** Start RECORDED DATA **

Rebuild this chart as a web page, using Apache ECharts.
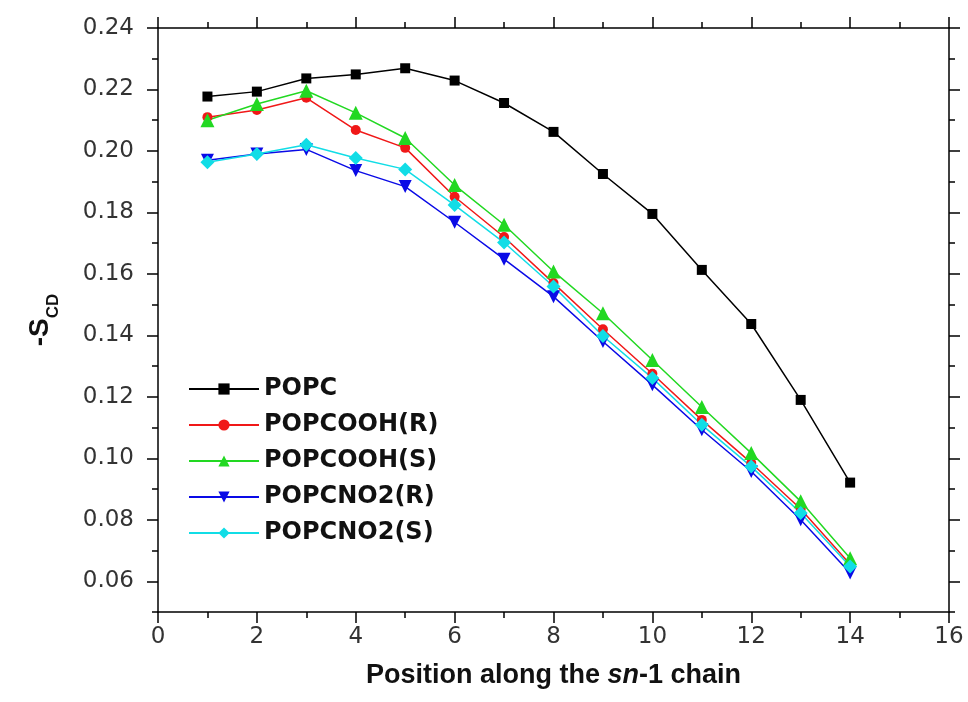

** End RECORDED DATA **
** Start RECORDED DATA **

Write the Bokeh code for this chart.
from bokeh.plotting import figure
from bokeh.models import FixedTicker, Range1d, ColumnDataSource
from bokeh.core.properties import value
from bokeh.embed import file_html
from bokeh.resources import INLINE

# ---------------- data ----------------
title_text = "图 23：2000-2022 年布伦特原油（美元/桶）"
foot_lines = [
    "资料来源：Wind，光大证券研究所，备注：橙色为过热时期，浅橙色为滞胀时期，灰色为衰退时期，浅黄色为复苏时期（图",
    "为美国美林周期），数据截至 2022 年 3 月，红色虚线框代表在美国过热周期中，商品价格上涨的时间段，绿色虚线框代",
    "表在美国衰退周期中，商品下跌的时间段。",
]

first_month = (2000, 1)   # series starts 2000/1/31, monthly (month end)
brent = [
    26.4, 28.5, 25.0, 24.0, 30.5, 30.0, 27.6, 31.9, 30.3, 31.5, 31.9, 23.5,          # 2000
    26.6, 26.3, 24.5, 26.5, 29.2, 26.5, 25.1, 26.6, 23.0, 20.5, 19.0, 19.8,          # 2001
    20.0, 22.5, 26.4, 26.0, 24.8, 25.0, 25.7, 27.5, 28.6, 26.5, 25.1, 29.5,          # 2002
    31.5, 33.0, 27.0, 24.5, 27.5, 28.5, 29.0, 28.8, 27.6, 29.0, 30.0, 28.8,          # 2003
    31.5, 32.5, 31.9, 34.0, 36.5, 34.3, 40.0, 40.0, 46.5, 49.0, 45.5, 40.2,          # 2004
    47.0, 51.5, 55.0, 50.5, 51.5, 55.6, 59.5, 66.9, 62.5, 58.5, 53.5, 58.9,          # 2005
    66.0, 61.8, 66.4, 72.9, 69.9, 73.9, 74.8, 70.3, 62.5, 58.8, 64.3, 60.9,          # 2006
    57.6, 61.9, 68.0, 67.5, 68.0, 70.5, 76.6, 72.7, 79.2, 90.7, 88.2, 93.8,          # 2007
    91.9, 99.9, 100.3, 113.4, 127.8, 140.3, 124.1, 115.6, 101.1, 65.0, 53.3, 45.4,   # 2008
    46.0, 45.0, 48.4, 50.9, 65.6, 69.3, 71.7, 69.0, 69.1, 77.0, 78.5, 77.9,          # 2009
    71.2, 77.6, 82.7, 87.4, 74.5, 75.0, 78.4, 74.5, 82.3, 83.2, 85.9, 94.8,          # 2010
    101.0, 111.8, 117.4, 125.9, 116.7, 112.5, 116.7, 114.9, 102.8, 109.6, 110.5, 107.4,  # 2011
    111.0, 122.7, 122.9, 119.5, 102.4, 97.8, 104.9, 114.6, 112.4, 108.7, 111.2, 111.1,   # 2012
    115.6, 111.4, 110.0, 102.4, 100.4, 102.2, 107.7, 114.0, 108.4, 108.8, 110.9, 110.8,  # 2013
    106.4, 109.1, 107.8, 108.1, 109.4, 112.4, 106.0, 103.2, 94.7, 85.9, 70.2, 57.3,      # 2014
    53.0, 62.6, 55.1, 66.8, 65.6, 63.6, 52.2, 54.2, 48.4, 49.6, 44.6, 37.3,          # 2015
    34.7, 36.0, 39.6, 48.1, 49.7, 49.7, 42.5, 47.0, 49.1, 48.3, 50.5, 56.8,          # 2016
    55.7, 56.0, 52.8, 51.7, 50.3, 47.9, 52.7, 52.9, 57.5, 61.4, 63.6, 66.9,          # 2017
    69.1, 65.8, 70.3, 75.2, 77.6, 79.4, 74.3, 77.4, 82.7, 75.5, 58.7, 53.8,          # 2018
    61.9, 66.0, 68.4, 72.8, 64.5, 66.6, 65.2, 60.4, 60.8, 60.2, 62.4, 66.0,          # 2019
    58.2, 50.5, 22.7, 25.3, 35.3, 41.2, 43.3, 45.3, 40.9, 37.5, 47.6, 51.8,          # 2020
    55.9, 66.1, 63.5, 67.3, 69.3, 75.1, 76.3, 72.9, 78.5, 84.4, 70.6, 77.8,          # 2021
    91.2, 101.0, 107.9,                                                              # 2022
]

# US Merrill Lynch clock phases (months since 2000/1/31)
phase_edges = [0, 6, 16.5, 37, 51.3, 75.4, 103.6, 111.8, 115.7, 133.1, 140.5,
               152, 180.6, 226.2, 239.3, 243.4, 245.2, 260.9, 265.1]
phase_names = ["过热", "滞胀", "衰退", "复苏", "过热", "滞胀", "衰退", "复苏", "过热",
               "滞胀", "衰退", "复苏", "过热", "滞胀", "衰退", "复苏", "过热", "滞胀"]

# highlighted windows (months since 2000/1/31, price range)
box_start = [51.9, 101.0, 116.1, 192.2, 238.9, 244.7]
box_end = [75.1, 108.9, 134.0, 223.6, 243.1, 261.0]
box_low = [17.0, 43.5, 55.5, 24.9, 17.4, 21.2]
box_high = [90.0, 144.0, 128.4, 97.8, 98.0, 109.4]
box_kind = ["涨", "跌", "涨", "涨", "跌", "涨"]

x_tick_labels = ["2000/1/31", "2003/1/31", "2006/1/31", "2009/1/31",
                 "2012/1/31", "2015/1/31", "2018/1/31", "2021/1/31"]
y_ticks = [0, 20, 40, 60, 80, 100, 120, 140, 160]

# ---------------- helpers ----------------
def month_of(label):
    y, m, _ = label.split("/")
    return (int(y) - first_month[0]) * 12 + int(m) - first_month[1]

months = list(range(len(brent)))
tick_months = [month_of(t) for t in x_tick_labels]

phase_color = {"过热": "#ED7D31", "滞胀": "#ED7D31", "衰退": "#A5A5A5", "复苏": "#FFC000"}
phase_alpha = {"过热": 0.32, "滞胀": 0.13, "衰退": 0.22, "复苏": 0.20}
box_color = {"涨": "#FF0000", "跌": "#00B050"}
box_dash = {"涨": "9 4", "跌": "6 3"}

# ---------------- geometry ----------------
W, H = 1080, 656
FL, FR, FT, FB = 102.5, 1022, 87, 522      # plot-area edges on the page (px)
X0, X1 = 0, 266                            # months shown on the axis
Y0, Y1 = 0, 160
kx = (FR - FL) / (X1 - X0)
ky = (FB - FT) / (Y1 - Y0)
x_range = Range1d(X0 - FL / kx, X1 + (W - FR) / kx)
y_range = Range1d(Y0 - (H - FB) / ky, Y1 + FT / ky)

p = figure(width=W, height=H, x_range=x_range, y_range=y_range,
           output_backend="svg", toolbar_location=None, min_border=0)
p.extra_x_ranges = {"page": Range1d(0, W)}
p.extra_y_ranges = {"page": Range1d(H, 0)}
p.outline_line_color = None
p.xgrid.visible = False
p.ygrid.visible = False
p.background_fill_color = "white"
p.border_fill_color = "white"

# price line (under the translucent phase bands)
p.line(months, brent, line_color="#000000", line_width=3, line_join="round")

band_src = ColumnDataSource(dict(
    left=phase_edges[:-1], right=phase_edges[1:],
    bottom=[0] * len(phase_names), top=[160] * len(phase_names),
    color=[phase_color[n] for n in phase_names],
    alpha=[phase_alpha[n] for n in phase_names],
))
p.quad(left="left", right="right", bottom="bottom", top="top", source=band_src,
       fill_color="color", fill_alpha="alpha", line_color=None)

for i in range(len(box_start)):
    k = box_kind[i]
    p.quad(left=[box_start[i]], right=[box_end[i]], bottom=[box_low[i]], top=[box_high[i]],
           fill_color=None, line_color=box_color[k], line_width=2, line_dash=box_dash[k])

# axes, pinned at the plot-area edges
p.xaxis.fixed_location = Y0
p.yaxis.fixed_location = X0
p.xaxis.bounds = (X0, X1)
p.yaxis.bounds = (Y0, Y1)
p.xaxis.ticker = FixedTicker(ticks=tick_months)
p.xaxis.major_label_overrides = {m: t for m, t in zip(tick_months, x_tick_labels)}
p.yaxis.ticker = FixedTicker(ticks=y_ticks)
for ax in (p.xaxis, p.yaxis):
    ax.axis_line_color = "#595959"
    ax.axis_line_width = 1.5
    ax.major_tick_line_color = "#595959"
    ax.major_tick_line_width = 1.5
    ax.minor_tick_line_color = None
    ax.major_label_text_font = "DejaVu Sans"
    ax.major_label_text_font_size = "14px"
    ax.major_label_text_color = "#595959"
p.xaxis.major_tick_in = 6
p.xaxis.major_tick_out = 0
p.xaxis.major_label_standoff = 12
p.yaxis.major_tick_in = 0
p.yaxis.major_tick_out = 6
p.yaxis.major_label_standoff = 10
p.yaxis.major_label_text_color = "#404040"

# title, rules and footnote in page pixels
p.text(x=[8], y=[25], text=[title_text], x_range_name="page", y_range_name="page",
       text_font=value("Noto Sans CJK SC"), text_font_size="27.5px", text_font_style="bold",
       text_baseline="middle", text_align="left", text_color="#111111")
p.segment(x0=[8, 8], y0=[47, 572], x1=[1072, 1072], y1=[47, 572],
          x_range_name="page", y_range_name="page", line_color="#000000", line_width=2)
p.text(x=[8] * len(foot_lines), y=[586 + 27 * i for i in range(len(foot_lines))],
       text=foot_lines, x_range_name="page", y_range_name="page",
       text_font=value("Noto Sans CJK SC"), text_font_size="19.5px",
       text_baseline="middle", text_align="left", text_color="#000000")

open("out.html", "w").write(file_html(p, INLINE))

** End RECORDED DATA **

• [PROBLEM DETAILS] Start at the line with "Write the Bokeh code for this chart.", stop at the line with "from bokeh.resources import INLINE", and return every line in that stretch exactly, those two included.

• [RESULT BELOW]
Write the Bokeh code for this chart.
from bokeh.plotting import figure
from bokeh.models import FixedTicker, Range1d, ColumnDataSource
from bokeh.core.properties import value
from bokeh.embed import file_html
from bokeh.resources import INLINE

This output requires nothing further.